The Role of Technology and Safety
One of the most significant developments in modern mountaineering is the advancement of technology, which has improved safety, communication, and the overall experience for climbers. Lightweight and durable materials have revolutionized gear such as ropes, harnesses, and tents, making expeditions more efficient and less burdensome. Satellite phones, GPS devices, and weather tracking systems allow climbers to stay connected and make informed decisions in real-time, even in the most remote environments.

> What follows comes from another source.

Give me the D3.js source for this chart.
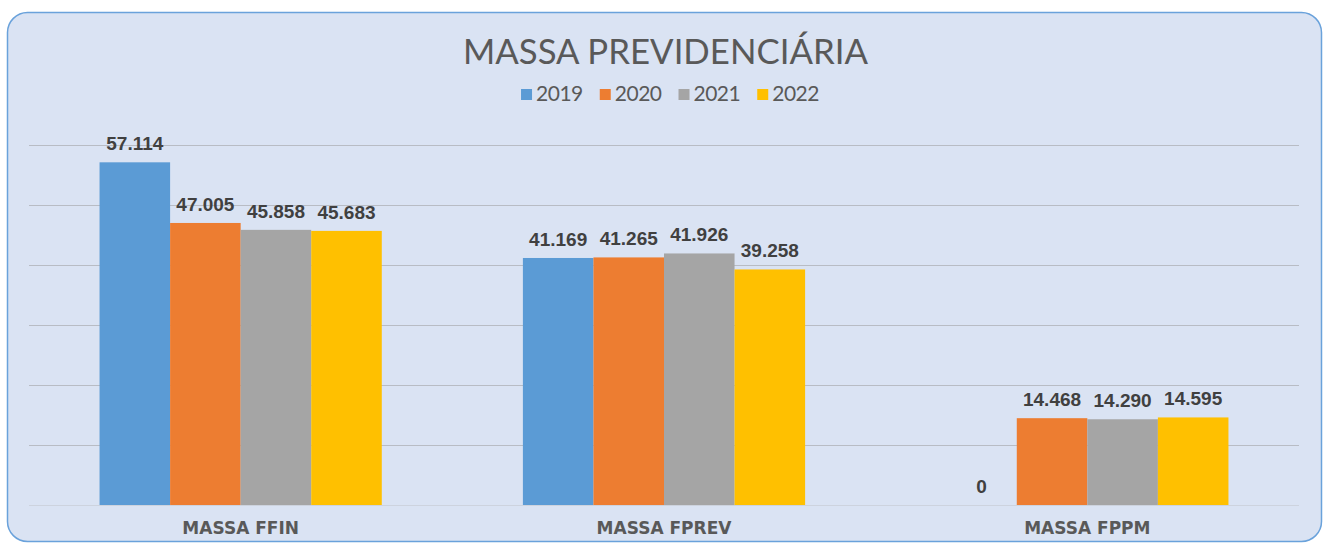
<!DOCTYPE html>
<html>
<head>
<meta charset="utf-8">
<style>
  body { margin: 0; background: #ffffff; }
  .title { font: 400 34px Lato, "Open Sans", sans-serif; fill: #595959; }
  .legend text { font: 400 21px Lato, sans-serif; fill: #595959; letter-spacing: -0.5px; }
  .label { font: bold 19px "Liberation Sans", Arial, sans-serif; fill: #404040; text-anchor: middle; }
  .cat { font: bold 17px "DejaVu Sans", sans-serif; fill: #595959; text-anchor: middle; }
</style>
<script src="https://d3js.org/d3.v7.min.js"></script>
</head>
<body>
<script>
// data
var categories = ["MASSA FFIN", "MASSA FPREV", "MASSA FPPM"];
var years = ["2019", "2020", "2021", "2022"];
var v2019 = [57114, 41169, 0];
var v2020 = [47005, 41265, 14468];
var v2021 = [45858, 41926, 14290];
var v2022 = [45683, 39258, 14595];
var yTicks = [0, 10000, 20000, 30000, 40000, 50000, 60000];
var colors = ["#5b9bd5", "#ed7d31", "#a5a5a5", "#ffc000"];

var series = [v2019, v2020, v2021, v2022];
var width = 1325, height = 543;

var svg = d3.select("body").append("svg")
    .attr("width", width)
    .attr("height", height);

// panel
svg.append("rect")
    .attr("x", 7.5).attr("y", 12.5)
    .attr("width", 1314).attr("height", 529)
    .attr("rx", 20).attr("ry", 20)
    .attr("fill", "#dae3f3")
    .attr("stroke", "#6aa2db")
    .attr("stroke-width", 1.5);

var x0 = d3.scaleBand().domain(categories).range([29, 1299]).padding(0);
var x1 = d3.scaleBand().domain(years).range([0, x0.bandwidth()]).paddingInner(0).paddingOuter(1);
var y = d3.scaleLinear().domain([0, 60000]).range([505, 145]);

// gridlines
svg.append("g").selectAll("line")
    .data(yTicks)
    .enter().append("line")
    .attr("x1", 29).attr("x2", 1299)
    .attr("y1", function(d) { return Math.round(y(d)) + 0.5; })
    .attr("y2", function(d) { return Math.round(y(d)) + 0.5; })
    .attr("stroke", function(d) { return d === 0 ? "#cdd3de" : "#b8bcc4"; })
    .attr("stroke-width", 1);

// bars
var rows = [];
categories.forEach(function(c, i) {
    years.forEach(function(yr, j) {
        rows.push({cat: c, year: yr, value: series[j][i], color: colors[j]});
    });
});

var g = svg.append("g");
g.selectAll("rect")
    .data(rows)
    .enter().append("rect")
    .attr("x", function(d) { return x0(d.cat) + x1(d.year); })
    .attr("width", x1.bandwidth())
    .attr("y", function(d) { return y(d.value); })
    .attr("height", function(d) { return y(0) - y(d.value); })
    .attr("fill", function(d) { return d.color; });

g.selectAll("text")
    .data(rows)
    .enter().append("text")
    .attr("class", "label")
    .attr("x", function(d) { return x0(d.cat) + x1(d.year) + x1.bandwidth() / 2; })
    .attr("y", function(d) { return y(d.value) - 12; })
    .text(function(d) { return d3.format(",")(d.value).replace(/,/g, "."); });

// category axis labels
svg.append("g").selectAll("text")
    .data(categories)
    .enter().append("text")
    .attr("class", "cat")
    .attr("x", function(d) { return x0(d) + x0.bandwidth() / 2; })
    .attr("y", 534)
    .text(function(d) { return d; });

// title
svg.append("text")
    .attr("class", "title")
    .attr("x", 665.5).attr("y", 64)
    .attr("text-anchor", "middle")
    .attr("textLength", 405)
    .attr("lengthAdjust", "spacingAndGlyphs")
    .text("MASSA PREVIDENCIÁRIA");

// legend
var legend = svg.append("g").attr("class", "legend");
var lx = 0;
years.forEach(function(yr, j) {
    var item = legend.append("g").attr("transform", "translate(" + lx + ",0)");
    item.append("rect").attr("x", 0).attr("y", 89).attr("width", 11).attr("height", 11).attr("fill", colors[j]);
    var t = item.append("text").attr("x", 15).attr("y", 101).text(yr);
    lx += 15 + t.node().getComputedTextLength() + 17;
});
var lw = lx - 17;
legend.attr("transform", "translate(" + (670 - lw / 2) + ",0)");
</script>
</body>
</html>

Despite these advancements, mountaineering remains an inherently dangerous sport. Avalanches, extreme weather, and falls continue to claim the lives of climbers each year. However, the pursuit of mountaineering is not defined by the avoidance of risk but by the management of it. For many climbers, the challenge lies in pushing the limits of human capability while respecting the unpredictable forces of nature.
The Spirit of Adventure
At its core, mountaineering is about more than reaching summits—it is about the spirit of adventure. It is about exploring the unknown, confronting one’s fears, and testing the boundaries of human endurance. For those who take on the challenge of climbing mountains, the reward is not just the view from the top but the journey itself: the camaraderie of fellow climbers, the thrill of overcoming obstacles, and the deep connection to the natural world.
The history of mountaineering is rich with stories of triumph and tragedy, but each achievement represents a victory of the human spirit. From the pioneers of the Alps to the modern-day adventurers scaling the world’s highest and most challenging peaks, mountaineering continues to inspire awe and admiration. As the sport evolves and new generations of climbers rise to meet the challenge, the celebration of mountaineering achievements will remain a testament to humanity’s insatiable desire to climb to glory.